Start of Task input
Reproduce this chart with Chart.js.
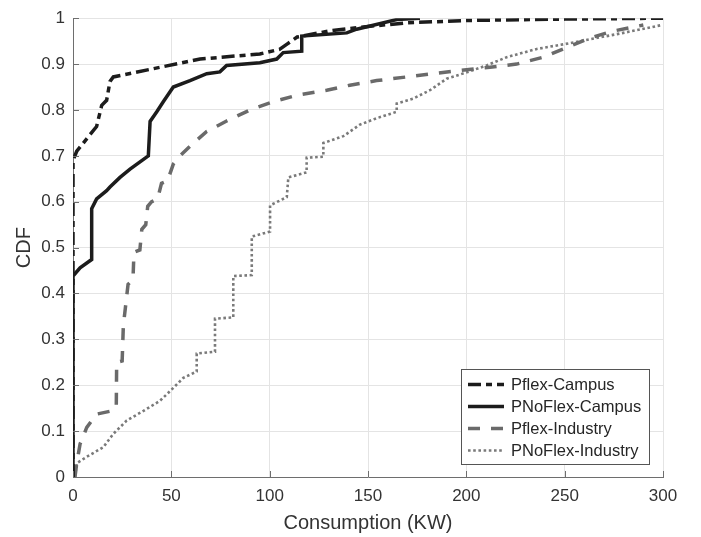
<!DOCTYPE html>
<html>
<head>
<meta charset="utf-8">
<script src="https://cdn.jsdelivr.net/npm/chart.js@4/dist/chart.umd.min.js"></script>
<style>
  html, body { margin: 0; padding: 0; background: #fff; }
  #c { display: block; }
</style>
</head>
<body>
<canvas id="c" width="701" height="537"></canvas>
<script>
// ---------------- DATA ----------------
const seriesLabels = ['Pflex-Campus', 'PNoFlex-Campus', 'Pflex-Industry', 'PNoFlex-Industry'];

const pflexCampusX = [0, 0, 1.9, 12, 14.6, 17.1, 18.8, 20.5, 64.6, 95, 105, 109, 114, 130, 150, 170, 200, 250, 300];
const pflexCampusY = [0, 0.69, 0.71, 0.764, 0.81, 0.821, 0.862, 0.872, 0.911, 0.922, 0.932, 0.944, 0.959, 0.972, 0.982, 0.99, 0.995, 0.998, 1.0];

const pnoflexCampusX = [0, 0, 3.6, 9.5, 9.5, 12, 17.1, 18.8, 23.9, 29, 38.3, 39.2, 42.6, 45.9, 51, 59.5, 68, 74.7, 78.1, 95, 103.6, 106.9, 116.3, 116.3, 139.2, 144.2, 164.6, 176.4];
const pnoflexCampusY = [0, 0.438, 0.456, 0.474, 0.585, 0.606, 0.624, 0.632, 0.653, 0.671, 0.70, 0.775, 0.796, 0.818, 0.85, 0.864, 0.879, 0.883, 0.897, 0.903, 0.911, 0.925, 0.928, 0.961, 0.968, 0.976, 0.997, 1.0];

const pflexIndustryX = [1, 1.9, 3.6, 7, 12, 19.7, 22, 22.2, 25, 25.6, 28, 30.5, 31, 34, 35, 37, 38, 40, 43, 45, 48, 51, 53.5, 59.5, 68, 78.1, 90, 101.8, 113.7, 129, 140.8, 154.4, 169.7, 183.2, 196.8, 212, 225.6, 239.1, 251, 262.9, 274.7, 290];
const pflexIndustryY = [0, 0.03, 0.072, 0.108, 0.137, 0.144, 0.15, 0.25, 0.253, 0.33, 0.42, 0.43, 0.49, 0.495, 0.54, 0.55, 0.59, 0.60, 0.606, 0.64, 0.645, 0.682, 0.696, 0.721, 0.753, 0.776, 0.80, 0.818, 0.832, 0.843, 0.854, 0.864, 0.872, 0.879, 0.886, 0.893, 0.90, 0.915, 0.936, 0.957, 0.972, 0.985];

const pnoflexIndustryX = [1, 1.9, 7, 15.4, 20.5, 27.3, 35.8, 44.2, 49.3, 56.1, 62.9, 62.9, 72.2, 72.2, 81.5, 81.5, 90.9, 90.9, 100.2, 100.2, 108.7, 109.5, 118.8, 118.8, 127.3, 127.3, 137.5, 145.9, 154.4, 164.6, 164.6, 173.1, 181.5, 190, 200.2, 210.3, 220.5, 235.8, 249.3, 262.9, 279.8, 299.3];
const pnoflexIndustryY = [0, 0.03, 0.044, 0.065, 0.094, 0.123, 0.144, 0.166, 0.187, 0.216, 0.23, 0.269, 0.273, 0.345, 0.348, 0.438, 0.44, 0.524, 0.535, 0.592, 0.61, 0.653, 0.664, 0.696, 0.698, 0.728, 0.743, 0.768, 0.782, 0.796, 0.814, 0.825, 0.843, 0.868, 0.882, 0.897, 0.915, 0.933, 0.943, 0.954, 0.968, 0.985];

const xTicks = [0, 50, 100, 150, 200, 250, 300];
const yTicks = [0, 0.1, 0.2, 0.3, 0.4, 0.5, 0.6, 0.7, 0.8, 0.9, 1];
const xTitle = 'Consumption (KW)';
const yTitle = 'CDF';

// ---------------- BUILD ----------------
const pts = (xs, ys) => xs.map((x, i) => ({ x: x, y: ys[i] }));

const FONT = "'Liberation Sans', Arial, Helvetica, sans-serif";
const TEXT = '#333333';
const AXIS = '#6e6e6e';
const GRID = '#e4e4e4';

const datasets = [
  { label: seriesLabels[0], data: pts(pflexCampusX, pflexCampusY), borderColor: '#1c1c1c', borderWidth: 3.5, borderDash: [13, 5, 6, 5] },
  { label: seriesLabels[1], data: pts(pnoflexCampusX, pnoflexCampusY), borderColor: '#1c1c1c', borderWidth: 3.5, borderDash: [] },
  { label: seriesLabels[2], data: pts(pflexIndustryX, pflexIndustryY), borderColor: '#6a6a6a', borderWidth: 3.5, borderDash: [12, 11] },
  { label: seriesLabels[3], data: pts(pnoflexIndustryX, pnoflexIndustryY), borderColor: '#7a7a7a', borderWidth: 2.6, borderDash: [2.6, 2.6] }
];
datasets.forEach(d => { d.fill = false; d.pointRadius = 0; d.tension = 0; d.borderCapStyle = 'butt'; d.borderJoinStyle = 'miter'; });

// inward tick marks
const innerTicks = {
  id: 'innerTicks',
  afterDatasetsDraw(chart) {
    const { ctx, chartArea, scales } = chart;
    ctx.save();
    ctx.strokeStyle = AXIS;
    ctx.lineWidth = 1;
    ctx.beginPath();
    xTicks.forEach(v => {
      const px = Math.round(scales.x.getPixelForValue(v)) + 0.5;
      ctx.moveTo(px, chartArea.bottom);
      ctx.lineTo(px, chartArea.bottom - 6);
    });
    yTicks.forEach(v => {
      const py = Math.round(scales.y.getPixelForValue(v)) + 0.5;
      ctx.moveTo(chartArea.left, py);
      ctx.lineTo(chartArea.left + 6, py);
    });
    ctx.stroke();
    ctx.restore();
  }
};

// legend inside plot (bottom-right box)
const boxLegend = {
  id: 'boxLegend',
  afterDraw(chart) {
    const { ctx, chartArea } = chart;
    const w = 188, h = 95;
    const x0 = chartArea.right - 14 - w;
    const y0 = chartArea.bottom - 13 - h;
    ctx.save();
    ctx.fillStyle = '#ffffff';
    ctx.fillRect(x0, y0, w, h);
    ctx.strokeStyle = '#555555';
    ctx.lineWidth = 1;
    ctx.strokeRect(x0 + 0.5, y0 + 0.5, w, h);
    ctx.font = '16.5px ' + FONT;
    ctx.textBaseline = 'middle';
    ctx.textAlign = 'left';
    chart.data.datasets.forEach((d, i) => {
      const cy = y0 + 15.5 + i * 22;
      ctx.beginPath();
      ctx.setLineDash(d.borderDash || []);
      ctx.lineCap = 'butt';
      ctx.strokeStyle = d.borderColor;
      ctx.lineWidth = d.borderWidth;
      ctx.moveTo(x0 + 7, cy);
      ctx.lineTo(x0 + 43, cy);
      ctx.stroke();
      ctx.setLineDash([]);
      ctx.fillStyle = '#262626';
      ctx.fillText(d.label, x0 + 50, cy + 0.5);
    });
    ctx.restore();
  }
};

new Chart(document.getElementById('c'), {
  type: 'line',
  data: { datasets: datasets },
  plugins: [innerTicks, boxLegend],
  options: {
    responsive: false,
    animation: false,
    devicePixelRatio: 1,
    layout: { padding: { left: 0, right: 38, top: 12, bottom: 0 } },
    plugins: { legend: { display: false }, tooltip: { enabled: false } },
    scales: {
      x: {
        type: 'linear', min: 0, max: 300,
        afterBuildTicks(s) { s.ticks = xTicks.map(v => ({ value: v })); },
        afterFit(s) { s.height = 60; },
        grid: { color: GRID, lineWidth: 1, drawTicks: false },
        border: { display: true, color: AXIS, width: 1 },
        ticks: { color: TEXT, font: { family: FONT, size: 17 }, padding: 9, maxRotation: 0, autoSkip: false },
        title: { display: true, text: xTitle, color: TEXT, font: { family: FONT, size: 20 }, padding: { top: 0, bottom: 2 } }
      },
      y: {
        type: 'linear', min: 0, max: 1,
        afterBuildTicks(s) { s.ticks = yTicks.map(v => ({ value: v })); },
        afterFit(s) { s.width = 73; },
        grid: { color: GRID, lineWidth: 1, drawTicks: false },
        border: { display: true, color: AXIS, width: 1 },
        ticks: { color: TEXT, font: { family: FONT, size: 17 }, padding: 8, autoSkip: false,
                 callback: (v) => String(Math.round(v * 10) / 10) },
        title: { display: true, text: yTitle, color: TEXT, font: { family: FONT, size: 20 }, padding: { top: 12, bottom: 0 } }
      }
    }
  }
});
</script>
</body>
</html>
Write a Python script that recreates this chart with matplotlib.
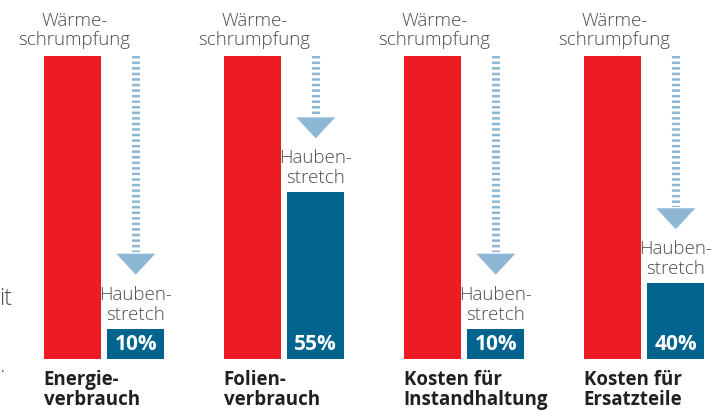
import matplotlib
matplotlib.use("Agg")
import matplotlib.pyplot as plt
from matplotlib.patches import Polygon

# ---- data ----
categories = ["Energie-\nverbrauch", "Folien-\nverbrauch", "Kosten für\nInstandhaltung", "Kosten für\nErsatzteile"]
waerme_values = [100, 100, 100, 100]          # Wärmeschrumpfung (reference = 100)
hauben_values = [10, 55, 10, 25]              # bar heights as drawn
hauben_labels = ["10%", "55%", "10%", "40%"]  # printed values
top_label = "Wärme-\nschrumpfung"
hauben_name = "Hauben-\nstretch"

RED = "#ED1C24"
BLUE = "#00648F"
ARROW = "#8DB7D4"
GRAY = "#4D4D4D"
DARK = "#231F20"

plt.rcParams['lines.scale_dashes'] = False
LIGHT_FONT = ["Open Sans", "DejaVu Sans"]
BOLD_FONT = ["Open Sans", "DejaVu Sans"]

fig = plt.figure(figsize=(7.28, 4.11), dpi=100)
ax = fig.add_axes([0, 0, 1, 1])
ax.set_xlim(-104 / 180, (728 - 104) / 180)
ax.set_ylim(-(411 - 359) / 3.03, 359 / 3.03)
ax.axis("off")

PX_Y = 100 / 303.0    # data units per pixel (y)
PX_X = 1 / 180.0      # data units per pixel (x)
off = 0.1764
w = 57 * PX_X

for i, cat in enumerate(categories):
    xr = i - off
    xb = i + off
    ax.bar(xr, waerme_values[i], width=w, color=RED, linewidth=0)
    ax.bar(xb, hauben_values[i], width=w, color=BLUE, linewidth=0)

    # top label over red bar
    for k, line in enumerate(top_label.split("\n")):
        ax.annotate(line, xy=(xr, waerme_values[i]), xytext=(2, 30 - 19 * k),
                    textcoords="offset pixels", ha="center", va="baseline",
                    fontsize=13.5, color=GRAY, family=LIGHT_FONT, fontweight="light")

    # Hauben label over blue bar
    for k, line in enumerate(hauben_name.split("\n")):
        ax.annotate(line, xy=(xb, hauben_values[i]), xytext=(0, 29 - 20 * k),
                    textcoords="offset pixels", ha="center", va="baseline",
                    fontsize=13.5, color=GRAY, family=LIGHT_FONT, fontweight="light")

    # percentage label inside blue bar
    ax.annotate(hauben_labels[i], xy=(xb, 0), xytext=(0, 9),
                textcoords="offset pixels", ha="center", va="baseline",
                fontsize=15, color="white", family=BOLD_FONT, fontweight="bold")

    # category label below
    for k, line in enumerate(cat.split("\n")):
        ax.annotate(line, xy=(xr - w / 2, 0), xytext=(0, -26 - 20 * k),
                    textcoords="offset pixels", ha="left", va="baseline",
                    fontsize=13.5, color=DARK, family=BOLD_FONT, fontweight="bold")

    # arrow: dashed shaft + triangular head
    tip = hauben_values[i] + 54 * PX_Y
    head_h = 21 * PX_Y
    head_w = 39 * PX_X
    ax.plot([xb, xb], [waerme_values[i], tip + head_h + 1.5 * PX_Y], color=ARROW,
            linewidth=5.8, solid_capstyle="butt", dash_capstyle="butt",
            dashes=(1.8, 2.2))
    ax.add_patch(Polygon([(xb - head_w / 2, tip + head_h), (xb + head_w / 2, tip + head_h),
                          (xb, tip)], closed=True, facecolor=ARROW, edgecolor="none"))

# remnants of neighbouring text at the left edge
ax.text(-104 / 180 - 1 * PX_X, 17.8, "it", ha="left", va="baseline", fontsize=16.5,
        color=GRAY, family=LIGHT_FONT, fontweight="light")
ax.text(-104 / 180 + 1 * PX_X, -3.0, ".", ha="left", va="center", fontsize=10,
        color=GRAY, family=LIGHT_FONT)

fig.savefig("out.png", dpi=100)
End of Task input
**Request:** From the first line above down to the line with "0.976, 0.997, 1.0];", reproduce every line and no others, omitting pictures.

**Answer to the task:**
Reproduce this chart with Chart.js.
<!DOCTYPE html>
<html>
<head>
<meta charset="utf-8">
<script src="https://cdn.jsdelivr.net/npm/chart.js@4/dist/chart.umd.min.js"></script>
<style>
  html, body { margin: 0; padding: 0; background: #fff; }
  #c { display: block; }
</style>
</head>
<body>
<canvas id="c" width="701" height="537"></canvas>
<script>
// ---------------- DATA ----------------
const seriesLabels = ['Pflex-Campus', 'PNoFlex-Campus', 'Pflex-Industry', 'PNoFlex-Industry'];

const pflexCampusX = [0, 0, 1.9, 12, 14.6, 17.1, 18.8, 20.5, 64.6, 95, 105, 109, 114, 130, 150, 170, 200, 250, 300];
const pflexCampusY = [0, 0.69, 0.71, 0.764, 0.81, 0.821, 0.862, 0.872, 0.911, 0.922, 0.932, 0.944, 0.959, 0.972, 0.982, 0.99, 0.995, 0.998, 1.0];

const pnoflexCampusX = [0, 0, 3.6, 9.5, 9.5, 12, 17.1, 18.8, 23.9, 29, 38.3, 39.2, 42.6, 45.9, 51, 59.5, 68, 74.7, 78.1, 95, 103.6, 106.9, 116.3, 116.3, 139.2, 144.2, 164.6, 176.4];
const pnoflexCampusY = [0, 0.438, 0.456, 0.474, 0.585, 0.606, 0.624, 0.632, 0.653, 0.671, 0.70, 0.775, 0.796, 0.818, 0.85, 0.864, 0.879, 0.883, 0.897, 0.903, 0.911, 0.925, 0.928, 0.961, 0.968, 0.976, 0.997, 1.0];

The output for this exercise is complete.